2. Interpreting the Results
This process involves looking beyond the mere statistical significance to understand the practical implications of the results.
Begin by determining if the results are statistically significant. You can do it by comparing the p-value from your statistical test to the pre-set alpha level (e.g., 0.05). A p-value lower than the alpha level indicates statistical significance.
That said, statistical significance alone won’t give you an idea of practical significance.
Make sure you evaluate the effect size, which refers to the difference between the two groups. For example, a small but statistically significant effect might not be practically relevant.
And as we’ve already discussed, review the observed power of the test. A high observed power strengthens confidence in the results, especially if the test results are not significant.
3. Making Decisions Based on Test Outcomes
Once you gain insights into the test, it’s time to turn those insights into actionable steps.
This process involves interpreting the test results in the context of business or research objectives and then making informed decisions about the implementation of changes based on these results.
Before making decisions, thoroughly interpret the test outcomes, considering statistical significance, effect size, and observed power. Understand not just whether the results are statistically significant but also if they are practically significant for your specific context.
Another important factor is assessing how the results align with business goals or research objectives. For instance, even a slight increase in conversion rate might be significant for a large ecommerce business.

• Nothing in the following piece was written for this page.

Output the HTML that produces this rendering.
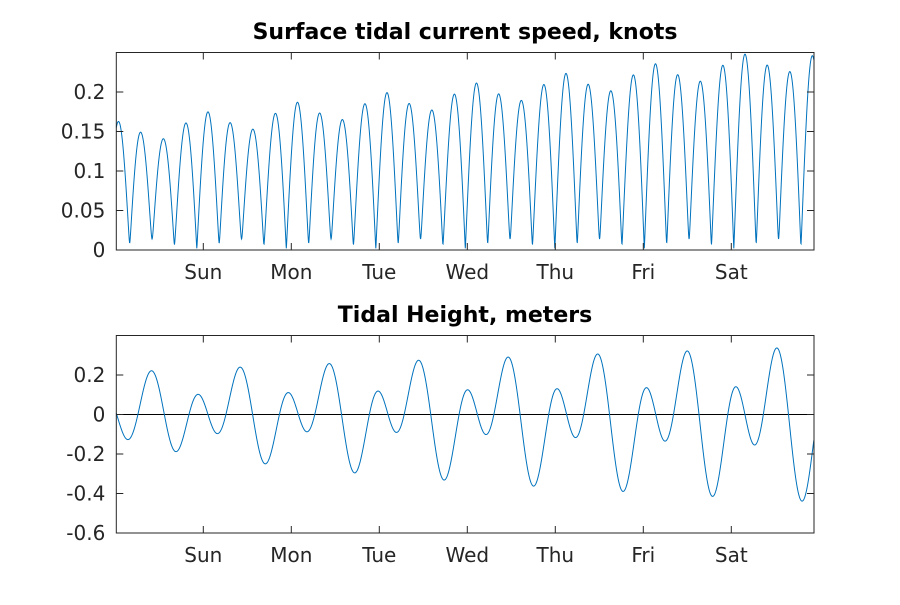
<!DOCTYPE html>
<html><head><meta charset="utf-8"><style>
html,body{margin:0;padding:0;background:#fff;}
svg text{font-family:"DejaVu Sans","Liberation Sans",sans-serif;fill:#262626;}
</style></head><body>
<svg id="s" width="900" height="600" xmlns="http://www.w3.org/2000/svg">
<rect width="900" height="600" fill="#fff"/>
<text x="465" y="39" font-size="22" font-weight="bold" text-anchor="middle" style="fill:#000">Surface tidal current speed, knots</text>
<text x="465" y="322" font-size="22" font-weight="bold" text-anchor="middle" style="fill:#000">Tidal Height, meters</text>
<g id="g"></g>
</svg>
<script>
var g=document.getElementById('g'),o='';
var L=116.3,R=814,T1=52.5,B1=250,T2=335.5,B2=533;
function y1(v){return B1-(v/0.25)*(B1-T1);}
function y2(v){return B2-((v+0.6)/1.0)*(B2-T2);}
var ws=2*Math.PI/44.75,wd=2*Math.PI/89.5;
function h(x){var u=(x-L)/(R-L);
var S=(0.285+0.25*u)/2,c=(0.025-0.09*u)/2,Dc=0.06+0.04*u,Ds=0.14*(1-Math.exp(-u/0.25));
return c+S*Math.cos(ws*(x-152))+Dc*Math.cos(wd*(x-152))-Ds*Math.sin(wd*(x-152));}
function sp(x){var M=0.1606+0.000136*(x-208);var E=M+0.0145*Math.cos(wd*(x-205));
var a=E*Math.cos(Math.PI*(x-208)/22.375);var m=0.008+0.006*Math.cos(wd*(x-150));return Math.sqrt(a*a+m*m);}
var p1='',p2='';
for(var x=L;x<=R;x+=0.25){p1+=(p1?'L':'M')+x.toFixed(2)+','+y1(sp(x)).toFixed(2);p2+=(p2?'L':'M')+x.toFixed(2)+','+y2(h(x)).toFixed(2);}
o+='<line x1="'+L+'" x2="'+R+'" y1="'+y2(0)+'" y2="'+y2(0)+'" stroke="#000" stroke-width="1"/>';
o+='<path d="'+p1+'" fill="none" stroke="#0072bd" stroke-width="1"/>';
o+='<path d="'+p2+'" fill="none" stroke="#0072bd" stroke-width="1"/>';
var days=['Sun','Mon','Tue','Wed','Thu','Fri','Sat'];
function axes(T,B,yt,yf,labs){
 o+='<rect x="'+L+'" y="'+T+'" width="'+(R-L)+'" height="'+(B-T)+'" fill="none" stroke="#262626" stroke-width="1"/>';
 for(var i=0;i<7;i++){var x=203.3+88*i;
  o+='<line x1="'+x+'" x2="'+x+'" y1="'+B+'" y2="'+(B-7)+'" stroke="#262626"/><line x1="'+x+'" x2="'+x+'" y1="'+T+'" y2="'+(T+7)+'" stroke="#262626"/>';
  o+='<text x="'+x+'" y="'+(B+29)+'" font-size="20" text-anchor="middle">'+days[i]+'</text>';}
 for(var j=0;j<yt.length;j++){var y=yf(yt[j]);
  o+='<line x1="'+L+'" x2="'+(L+7)+'" y1="'+y+'" y2="'+y+'" stroke="#262626"/><line x1="'+R+'" x2="'+(R-7)+'" y1="'+y+'" y2="'+y+'" stroke="#262626"/>';
  o+='<text x="'+(L-11)+'" y="'+(y+7)+'" font-size="20" text-anchor="end">'+labs[j]+'</text>';}
}
axes(T1,B1,[0,0.05,0.1,0.15,0.2],y1,['0','0.05','0.1','0.15','0.2']);
axes(T2,B2,[-0.6,-0.4,-0.2,0,0.2],y2,['-0.6','-0.4','-0.2','0','0.2']);
g.innerHTML=o;
</script>
</body></html>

Consider the following when making decisions based on your test outcomes:
- Positive Results: If the test shows a positive outcome (for example, the variant performs significantly better than the control), decide if the improvement is worth the cost and effort of implementation. Consider scalability and long-term implications.
- Negative or Neutral Results: For negative or non-significant results, determine whether it’s best to abandon the changes, make modifications, or conduct further testing. Sometimes, non-significant results can provide valuable insights for future tests.
- Risk Assessment: Assess the risks of implementing the changes based on the test outcomes. This includes considering the potential impact on user experience, brand perception, and potential expenditures.
Based on the above outcomes, plan for a full-scale rollout if you finally decide to implement the changes. Make sure to inform all stakeholders and make necessary adjustments for a smooth transition.
If the results remain uncertain, don’t hesitate to conduct further tests or iterations to gather more data and insights.
Regardless of the decision, document the test process, results, and your decisions. This will help you refer to the document in the future or build a knowledge base for future assessments.
Over to You!
Making sense of statistical power is key to successful A/B testing. It’s like making sure you have a strong enough magnifying glass to see the details of your experiment clearly.
Each step is important, from deciding how many people to include in your test (sample size) to figuring out what size of change you’re looking for (effect size). After running the test, you can’t overlook determining whether your test was good enough to find real differences.
Finally, you carefully look at what the numbers are telling you and decide what to do next.
In simple terms, this guide helps you make sure that your A/B tests are set up right, run smoothly, and the results are used in the best way to improve your product or strategy.